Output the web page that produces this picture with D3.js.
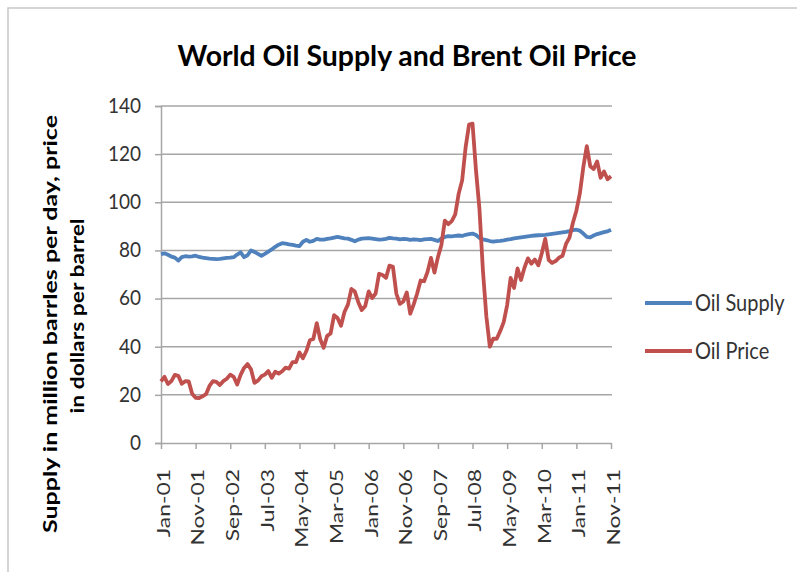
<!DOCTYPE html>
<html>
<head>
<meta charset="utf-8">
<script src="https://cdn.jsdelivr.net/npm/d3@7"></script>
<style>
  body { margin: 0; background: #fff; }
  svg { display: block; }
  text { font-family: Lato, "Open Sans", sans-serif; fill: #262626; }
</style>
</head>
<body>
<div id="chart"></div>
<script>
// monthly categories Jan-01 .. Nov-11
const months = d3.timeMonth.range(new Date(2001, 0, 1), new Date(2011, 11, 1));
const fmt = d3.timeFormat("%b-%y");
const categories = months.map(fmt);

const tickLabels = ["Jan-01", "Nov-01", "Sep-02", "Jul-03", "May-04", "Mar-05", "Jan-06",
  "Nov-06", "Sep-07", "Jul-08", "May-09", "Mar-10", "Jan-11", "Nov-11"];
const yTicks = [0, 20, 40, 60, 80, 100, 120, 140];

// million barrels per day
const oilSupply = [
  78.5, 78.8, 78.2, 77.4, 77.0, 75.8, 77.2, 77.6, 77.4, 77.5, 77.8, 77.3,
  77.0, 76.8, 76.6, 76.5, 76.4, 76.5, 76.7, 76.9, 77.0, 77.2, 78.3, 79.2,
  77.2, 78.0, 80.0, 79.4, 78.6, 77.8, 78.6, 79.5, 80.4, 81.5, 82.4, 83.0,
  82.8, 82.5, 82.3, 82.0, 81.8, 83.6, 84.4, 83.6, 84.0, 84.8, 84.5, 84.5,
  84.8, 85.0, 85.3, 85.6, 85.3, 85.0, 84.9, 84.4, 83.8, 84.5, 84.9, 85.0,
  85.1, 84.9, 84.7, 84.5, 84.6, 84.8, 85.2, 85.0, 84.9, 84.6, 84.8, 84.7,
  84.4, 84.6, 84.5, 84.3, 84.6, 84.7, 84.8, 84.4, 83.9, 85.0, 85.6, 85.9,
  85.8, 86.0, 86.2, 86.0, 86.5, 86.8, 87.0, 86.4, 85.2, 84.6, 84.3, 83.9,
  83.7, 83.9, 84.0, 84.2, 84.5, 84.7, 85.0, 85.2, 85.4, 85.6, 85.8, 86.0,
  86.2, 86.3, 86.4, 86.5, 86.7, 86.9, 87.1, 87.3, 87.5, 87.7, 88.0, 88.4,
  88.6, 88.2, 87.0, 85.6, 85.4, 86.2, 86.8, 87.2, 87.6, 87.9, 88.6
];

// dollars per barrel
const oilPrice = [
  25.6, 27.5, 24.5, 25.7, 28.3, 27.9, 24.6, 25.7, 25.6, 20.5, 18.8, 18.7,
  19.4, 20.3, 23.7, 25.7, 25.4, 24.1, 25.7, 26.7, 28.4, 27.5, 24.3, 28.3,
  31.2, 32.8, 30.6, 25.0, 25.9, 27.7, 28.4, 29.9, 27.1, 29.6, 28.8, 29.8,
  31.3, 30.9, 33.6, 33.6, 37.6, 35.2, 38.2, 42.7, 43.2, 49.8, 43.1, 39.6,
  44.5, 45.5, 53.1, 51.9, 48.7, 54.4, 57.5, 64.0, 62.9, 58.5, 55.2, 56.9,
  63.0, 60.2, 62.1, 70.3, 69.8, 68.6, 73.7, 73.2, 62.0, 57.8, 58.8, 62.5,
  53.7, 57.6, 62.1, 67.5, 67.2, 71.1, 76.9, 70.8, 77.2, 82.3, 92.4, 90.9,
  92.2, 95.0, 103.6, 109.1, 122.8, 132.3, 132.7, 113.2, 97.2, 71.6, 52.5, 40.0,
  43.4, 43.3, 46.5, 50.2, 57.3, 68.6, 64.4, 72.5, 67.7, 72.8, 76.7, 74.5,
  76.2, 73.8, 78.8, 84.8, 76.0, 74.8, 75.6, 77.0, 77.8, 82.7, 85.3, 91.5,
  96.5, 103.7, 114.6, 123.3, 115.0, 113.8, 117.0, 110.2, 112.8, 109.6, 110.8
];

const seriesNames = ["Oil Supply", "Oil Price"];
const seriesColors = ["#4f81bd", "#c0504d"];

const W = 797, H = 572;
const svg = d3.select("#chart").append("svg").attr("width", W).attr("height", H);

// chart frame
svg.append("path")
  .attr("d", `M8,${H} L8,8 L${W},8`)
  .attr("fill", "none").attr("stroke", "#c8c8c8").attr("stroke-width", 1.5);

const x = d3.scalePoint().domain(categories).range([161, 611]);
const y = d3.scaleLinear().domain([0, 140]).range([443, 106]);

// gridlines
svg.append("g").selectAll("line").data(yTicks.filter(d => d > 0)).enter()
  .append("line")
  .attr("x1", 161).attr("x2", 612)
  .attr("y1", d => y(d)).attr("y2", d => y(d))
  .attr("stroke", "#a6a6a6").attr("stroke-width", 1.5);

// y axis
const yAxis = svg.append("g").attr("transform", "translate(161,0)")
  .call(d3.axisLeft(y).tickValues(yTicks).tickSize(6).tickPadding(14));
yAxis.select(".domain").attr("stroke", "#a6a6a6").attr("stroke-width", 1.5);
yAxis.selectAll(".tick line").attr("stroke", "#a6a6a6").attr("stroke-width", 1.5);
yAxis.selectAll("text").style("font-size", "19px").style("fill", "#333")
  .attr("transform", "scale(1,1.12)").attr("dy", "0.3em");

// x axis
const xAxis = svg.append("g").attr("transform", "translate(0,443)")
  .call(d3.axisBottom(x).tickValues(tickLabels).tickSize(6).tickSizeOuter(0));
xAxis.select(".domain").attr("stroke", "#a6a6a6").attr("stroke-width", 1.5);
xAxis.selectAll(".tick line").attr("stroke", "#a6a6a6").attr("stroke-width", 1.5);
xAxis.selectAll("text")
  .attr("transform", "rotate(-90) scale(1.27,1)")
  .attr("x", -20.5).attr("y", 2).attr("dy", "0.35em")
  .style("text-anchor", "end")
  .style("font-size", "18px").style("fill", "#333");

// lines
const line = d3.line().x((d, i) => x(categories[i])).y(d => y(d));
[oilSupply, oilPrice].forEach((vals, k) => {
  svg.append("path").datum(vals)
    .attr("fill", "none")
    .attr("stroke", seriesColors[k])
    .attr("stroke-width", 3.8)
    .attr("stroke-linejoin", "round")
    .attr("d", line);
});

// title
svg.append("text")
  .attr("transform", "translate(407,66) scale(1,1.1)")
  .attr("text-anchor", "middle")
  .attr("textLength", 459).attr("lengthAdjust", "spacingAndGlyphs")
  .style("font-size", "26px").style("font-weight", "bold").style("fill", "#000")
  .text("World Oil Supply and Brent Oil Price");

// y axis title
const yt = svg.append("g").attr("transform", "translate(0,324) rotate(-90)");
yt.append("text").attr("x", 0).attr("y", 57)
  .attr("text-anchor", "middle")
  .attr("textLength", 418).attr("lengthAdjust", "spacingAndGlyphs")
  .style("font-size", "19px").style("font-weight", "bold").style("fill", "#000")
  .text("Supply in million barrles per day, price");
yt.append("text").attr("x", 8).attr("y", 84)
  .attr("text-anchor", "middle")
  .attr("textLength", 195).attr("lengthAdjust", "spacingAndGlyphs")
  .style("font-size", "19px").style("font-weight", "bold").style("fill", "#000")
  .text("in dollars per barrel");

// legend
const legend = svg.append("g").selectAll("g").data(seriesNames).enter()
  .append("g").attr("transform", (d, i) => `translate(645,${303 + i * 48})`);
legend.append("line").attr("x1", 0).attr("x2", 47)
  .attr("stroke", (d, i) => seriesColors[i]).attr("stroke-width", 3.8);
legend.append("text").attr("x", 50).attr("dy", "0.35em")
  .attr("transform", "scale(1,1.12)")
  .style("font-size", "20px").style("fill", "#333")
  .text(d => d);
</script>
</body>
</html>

━━━━━━━━━━━━━━━━━━━━

**THE REQUEST**
Give an exact copy of the material, leaving out every picture.

**COMPLETED TASK**
Output the web page that produces this picture with D3.js.
<!DOCTYPE html>
<html>
<head>
<meta charset="utf-8">
<script src="https://cdn.jsdelivr.net/npm/d3@7"></script>
<style>
  body { margin: 0; background: #fff; }
  svg { display: block; }
  text { font-family: Lato, "Open Sans", sans-serif; fill: #262626; }
</style>
</head>
<body>
<div id="chart"></div>
<script>
// monthly categories Jan-01 .. Nov-11
const months = d3.timeMonth.range(new Date(2001, 0, 1), new Date(2011, 11, 1));
const fmt = d3.timeFormat("%b-%y");
const categories = months.map(fmt);

const tickLabels = ["Jan-01", "Nov-01", "Sep-02", "Jul-03", "May-04", "Mar-05", "Jan-06",
  "Nov-06", "Sep-07", "Jul-08", "May-09", "Mar-10", "Jan-11", "Nov-11"];
const yTicks = [0, 20, 40, 60, 80, 100, 120, 140];

// million barrels per day
const oilSupply = [
  78.5, 78.8, 78.2, 77.4, 77.0, 75.8, 77.2, 77.6, 77.4, 77.5, 77.8, 77.3,
  77.0, 76.8, 76.6, 76.5, 76.4, 76.5, 76.7, 76.9, 77.0, 77.2, 78.3, 79.2,
  77.2, 78.0, 80.0, 79.4, 78.6, 77.8, 78.6, 79.5, 80.4, 81.5, 82.4, 83.0,
  82.8, 82.5, 82.3, 82.0, 81.8, 83.6, 84.4, 83.6, 84.0, 84.8, 84.5, 84.5,
  84.8, 85.0, 85.3, 85.6, 85.3, 85.0, 84.9, 84.4, 83.8, 84.5, 84.9, 85.0,
  85.1, 84.9, 84.7, 84.5, 84.6, 84.8, 85.2, 85.0, 84.9, 84.6, 84.8, 84.7,
  84.4, 84.6, 84.5, 84.3, 84.6, 84.7, 84.8, 84.4, 83.9, 85.0, 85.6, 85.9,
  85.8, 86.0, 86.2, 86.0, 86.5, 86.8, 87.0, 86.4, 85.2, 84.6, 84.3, 83.9,
  83.7, 83.9, 84.0, 84.2, 84.5, 84.7, 85.0, 85.2, 85.4, 85.6, 85.8, 86.0,
  86.2, 86.3, 86.4, 86.5, 86.7, 86.9, 87.1, 87.3, 87.5, 87.7, 88.0, 88.4,
  88.6, 88.2, 87.0, 85.6, 85.4, 86.2, 86.8, 87.2, 87.6, 87.9, 88.6
];

// dollars per barrel
const oilPrice = [
  25.6, 27.5, 24.5, 25.7, 28.3, 27.9, 24.6, 25.7, 25.6, 20.5, 18.8, 18.7,
  19.4, 20.3, 23.7, 25.7, 25.4, 24.1, 25.7, 26.7, 28.4, 27.5, 24.3, 28.3,
  31.2, 32.8, 30.6, 25.0, 25.9, 27.7, 28.4, 29.9, 27.1, 29.6, 28.8, 29.8,
  31.3, 30.9, 33.6, 33.6, 37.6, 35.2, 38.2, 42.7, 43.2, 49.8, 43.1, 39.6,
  44.5, 45.5, 53.1, 51.9, 48.7, 54.4, 57.5, 64.0, 62.9, 58.5, 55.2, 56.9,
  63.0, 60.2, 62.1, 70.3, 69.8, 68.6, 73.7, 73.2, 62.0, 57.8, 58.8, 62.5,
  53.7, 57.6, 62.1, 67.5, 67.2, 71.1, 76.9, 70.8, 77.2, 82.3, 92.4, 90.9,
  92.2, 95.0, 103.6, 109.1, 122.8, 132.3, 132.7, 113.2, 97.2, 71.6, 52.5, 40.0,
  43.4, 43.3, 46.5, 50.2, 57.3, 68.6, 64.4, 72.5, 67.7, 72.8, 76.7, 74.5,
  76.2, 73.8, 78.8, 84.8, 76.0, 74.8, 75.6, 77.0, 77.8, 82.7, 85.3, 91.5,
  96.5, 103.7, 114.6, 123.3, 115.0, 113.8, 117.0, 110.2, 112.8, 109.6, 110.8
];

const seriesNames = ["Oil Supply", "Oil Price"];
const seriesColors = ["#4f81bd", "#c0504d"];

const W = 797, H = 572;
const svg = d3.select("#chart").append("svg").attr("width", W).attr("height", H);

// chart frame
svg.append("path")
  .attr("d", `M8,${H} L8,8 L${W},8`)
  .attr("fill", "none").attr("stroke", "#c8c8c8").attr("stroke-width", 1.5);

const x = d3.scalePoint().domain(categories).range([161, 611]);
const y = d3.scaleLinear().domain([0, 140]).range([443, 106]);

// gridlines
svg.append("g").selectAll("line").data(yTicks.filter(d => d > 0)).enter()
  .append("line")
  .attr("x1", 161).attr("x2", 612)
  .attr("y1", d => y(d)).attr("y2", d => y(d))
  .attr("stroke", "#a6a6a6").attr("stroke-width", 1.5);

// y axis
const yAxis = svg.append("g").attr("transform", "translate(161,0)")
  .call(d3.axisLeft(y).tickValues(yTicks).tickSize(6).tickPadding(14));
yAxis.select(".domain").attr("stroke", "#a6a6a6").attr("stroke-width", 1.5);
yAxis.selectAll(".tick line").attr("stroke", "#a6a6a6").attr("stroke-width", 1.5);
yAxis.selectAll("text").style("font-size", "19px").style("fill", "#333")
  .attr("transform", "scale(1,1.12)").attr("dy", "0.3em");

// x axis
const xAxis = svg.append("g").attr("transform", "translate(0,443)")
  .call(d3.axisBottom(x).tickValues(tickLabels).tickSize(6).tickSizeOuter(0));
xAxis.select(".domain").attr("stroke", "#a6a6a6").attr("stroke-width", 1.5);
xAxis.selectAll(".tick line").attr("stroke", "#a6a6a6").attr("stroke-width", 1.5);
xAxis.selectAll("text")
  .attr("transform", "rotate(-90) scale(1.27,1)")
  .attr("x", -20.5).attr("y", 2).attr("dy", "0.35em")
  .style("text-anchor", "end")
  .style("font-size", "18px").style("fill", "#333");

// lines
const line = d3.line().x((d, i) => x(categories[i])).y(d => y(d));
[oilSupply, oilPrice].forEach((vals, k) => {
  svg.append("path").datum(vals)
    .attr("fill", "none")
    .attr("stroke", seriesColors[k])
    .attr("stroke-width", 3.8)
    .attr("stroke-linejoin", "round")
    .attr("d", line);
});

// title
svg.append("text")
  .attr("transform", "translate(407,66) scale(1,1.1)")
  .attr("text-anchor", "middle")
  .attr("textLength", 459).attr("lengthAdjust", "spacingAndGlyphs")
  .style("font-size", "26px").style("font-weight", "bold").style("fill", "#000")
  .text("World Oil Supply and Brent Oil Price");

// y axis title
const yt = svg.append("g").attr("transform", "translate(0,324) rotate(-90)");
yt.append("text").attr("x", 0).attr("y", 57)
  .attr("text-anchor", "middle")
  .attr("textLength", 418).attr("lengthAdjust", "spacingAndGlyphs")
  .style("font-size", "19px").style("font-weight", "bold").style("fill", "#000")
  .text("Supply in million barrles per day, price");
yt.append("text").attr("x", 8).attr("y", 84)
  .attr("text-anchor", "middle")
  .attr("textLength", 195).attr("lengthAdjust", "spacingAndGlyphs")
  .style("font-size", "19px").style("font-weight", "bold").style("fill", "#000")
  .text("in dollars per barrel");

// legend
const legend = svg.append("g").selectAll("g").data(seriesNames).enter()
  .append("g").attr("transform", (d, i) => `translate(645,${303 + i * 48})`);
legend.append("line").attr("x1", 0).attr("x2", 47)
  .attr("stroke", (d, i) => seriesColors[i]).attr("stroke-width", 3.8);
legend.append("text").attr("x", 50).attr("dy", "0.35em")
  .attr("transform", "scale(1,1.12)")
  .style("font-size", "20px").style("fill", "#333")
  .text(d => d);
</script>
</body>
</html>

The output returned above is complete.